The prototype system, called CoWriter, was developed by researchers at the Swiss Federal Institute of Technology (EPFL) in Lausanne. A humanoid robot, designed to be likeable and interact with humans, is presented with a word that the child spells out in plastic letters. The robot recognizes the word and tries to write it, with its attempt appearing on a tablet. The child then identifies and corrects the robot’s errors by re-writing the word or specific letters.
Séverin Lemaignan, one of the authors of the study, said the research was based on a recognized principle in pedagogy known as ‘the protégé effect’.
“The robot is facing difficulties to write. So the child as a teacher tends to commit itself to help the robot. And this is what we call in psychology ‘the protégé effect'; it [the child] will try to protect this robot and help him to progress. And it’s a pretty well known fact that if the robot fails and keeps on failing and not improve its handwriting, the child will feel responsible for that. And by just relying on this effect we can really engage the children into a sustained interaction with the robot,” explained Lemaignan.
Previous studies have shown that when children experience difficulties in writing, they can lose confidence or eventually withdraw from the learning process. This can have a knock-on effect for their entire education. But a program like CoWriter, where students put themselves in the place of the teacher and pass on what they know to their peers, can help them regain self-esteem and motivation.
Lemaignan said their system makes the robot play the role of the peer who is the worst student in the class.
“The idea here is to introduce a new role for the robot; the robot is the worst writer in the classroom. And for children who did face difficulties and were before the worst students, there’s now one who is even worse than them.”
The scientists developed progressive writing algorithms and programed them into an existing commercially available robot called ‘Nao’, developed by French company Aldebaran Robotics. Their algorithms include a large database of handwriting examples that allow the robot to clumsily draw words on demand, and then gradually improve as it ‘learns’ from the child’s teaching.

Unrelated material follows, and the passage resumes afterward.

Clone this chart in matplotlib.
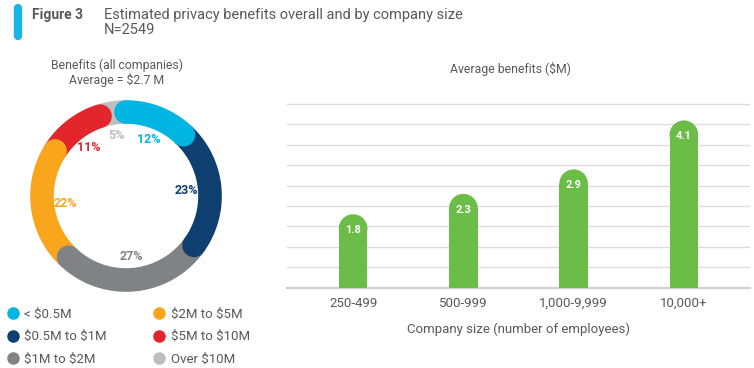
import numpy as np
import matplotlib
matplotlib.use("Agg")
from matplotlib import pyplot as plt
from matplotlib.lines import Line2D
from matplotlib.patches import Ellipse

plt.rcParams["font.family"] = ["Roboto", "DejaVu Sans"]
plt.rcParams["text.parse_math"] = False

# donut data (share of companies by benefit range)
ranges = ["< $0.5M", "$0.5M to $1M", "$1M to $2M", "$2M to $5M", "$5M to $10M", "Over $10M"]
shares = [12, 23, 27, 22, 11, 5]
ring_colors = ["#00b5e2", "#0f3f71", "#808285", "#f9a61d", "#e3262b", "#bdbec1"]

# bar data (average benefits, $M)
sizes = ["250-499", "500-999", "1,000-9,999", "10,000+"]
benefits = [1.8, 2.3, 2.9, 4.1]

W, H = 754, 368
TXT = "#58595b"
GREEN = "#6cbd48"


def box(x0, y0, x1, y1):
    "pixel box (top-left origin) -> figure fraction rect"
    return [x0 / W, 1 - y1 / H, (x1 - x0) / W, (y1 - y0) / H]


fig = plt.figure(figsize=(W / 100, H / 100), dpi=100)

# header
fig.add_artist(Line2D([18 / W, 18 / W], [1 - 8 / H, 1 - 36 / H], color="#1ab5e8",
                      lw=6, solid_capstyle="round"))
fig.text(32 / W, 1 - 15 / H, "Figure 3", fontsize=10, fontweight="bold", color=TXT, va="center")
fig.text(104 / W, 1 - 15 / H, "Estimated privacy benefits overall and by company size",
         fontsize=10.5, color=TXT, va="center")
fig.text(104 / W, 1 - 30 / H, "N=2549", fontsize=10.5, color=TXT, va="center")

# donut
ax1 = fig.add_axes(box(20, 90, 232, 302))
ax1.set_xlim(-106, 106)
ax1.set_ylim(-106, 106)
ax1.axis("off")
r_mid = 84
starts = 90 - 3.6 * np.concatenate([[0], np.cumsum(shares)[:-1]])
ends = starts - 3.6 * np.array(shares)
for i in range(len(shares) - 1, -1, -1):
    t = np.radians(np.linspace(starts[i], ends[i], 100))
    ax1.plot(r_mid * np.cos(t), r_mid * np.sin(t), color=ring_colors[i], lw=17,
             solid_capstyle="round")
for i, s in enumerate(shares):
    m = np.radians((starts[i] + ends[i]) / 2)
    ax1.text(61 * np.cos(m), 61 * np.sin(m), f"{s}%", color=ring_colors[i],
             fontsize=9, fontweight="bold", ha="center", va="center")
fig.text(117 / W, 1 - 65 / H, "Benefits (all companies)", fontsize=8.8, color=TXT, ha="center", va="center")
fig.text(117 / W, 1 - 80 / H, "Average = $2.7 M", fontsize=8.8, color=TXT, ha="center", va="center")

handles = [Line2D([], [], marker="o", ls="", color=c, markersize=8, label=l)
           for c, l in zip(ring_colors, ranges)]
fig.legend(handles=handles, ncol=2, loc="upper left", bbox_to_anchor=(6 / W, 1 - 308 / H),
           frameon=False, fontsize=9.5, labelcolor=TXT, handlelength=1.0, handletextpad=0.4,
           columnspacing=3.45, labelspacing=0.7, borderpad=0, borderaxespad=0)

# bars
ax2 = fig.add_axes(box(287, 100, 750, 287.7))
x = np.arange(len(sizes))
ax2.set_xlim(-0.6, 3.6)
ax2.set_ylim(0, 4.6)
fig.canvas.draw()
px = ax2.transData.transform([[0, 0], [1, 1]])
ppx, ppy = px[1] - px[0]
bw = 0.26
ry = bw * ppx / 2 / ppy
for xi, v in zip(x, benefits):
    ax2.bar(xi, v - ry, width=bw, color=GREEN, zorder=3)
    ax2.add_patch(Ellipse((xi, v - ry), bw, 2 * ry, color=GREEN, zorder=3, lw=0))
    ax2.text(xi, v - 16 / ppy, f"{v}", color="white", fontsize=8, fontweight="bold",
             ha="center", va="center", zorder=4)
ax2.set_yticks(np.arange(0.5, 4.6, 0.5))
ax2.yaxis.grid(True, color="#dcdcdc", lw=1)
ax2.set_axisbelow(True)
ax2.axhline(0, color="#d0d0d0", lw=1.6, zorder=2, clip_on=False)
ax2.tick_params(left=False, labelleft=False, bottom=False, labelsize=9.5, labelcolor=TXT, pad=3)
ax2.set_xticks(x, sizes)
for s in ax2.spines.values():
    s.set_visible(False)
ax2.set_xlabel("Company size (number of employees)", fontsize=9.5, color=TXT, labelpad=9)
fig.text(511 / W, 1 - 69 / H, "Average benefits ($M)", fontsize=8.8, color=TXT, ha="center", va="center")

fig.savefig("out.png", dpi=100)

The CoWriter system, still in the prototype stage, has so far been used in controlled experiments to verify that the algorithms meet the children’s needs and have the desired outcome. In preliminary tests it was used in primary school lessons with about seventy students ranging from six to eight years old, and then individually with a six year old child for one hour per week over the course of a month. The researchers now plan to conduct further studies with the hope of producing tangible results that show the benefits of such a program.
The team hopes their research will be the basis for an innovative use for robotics which addresses a widespread challenge in education.
However, any teachers that may feel their livelihoods under threat need not worry, says Lemaignan
“Many people ask if this sort of technology could simply replace teachers. And… no. The key point is the robot plays a role that the teacher cannot play, that is the bad writer. But it doesn’t replace in any way the teacher; the teacher is still the one who decides the kind of mistakes the robot could do, should do, has to do to address the specific difficulties, trouble that the given child face.”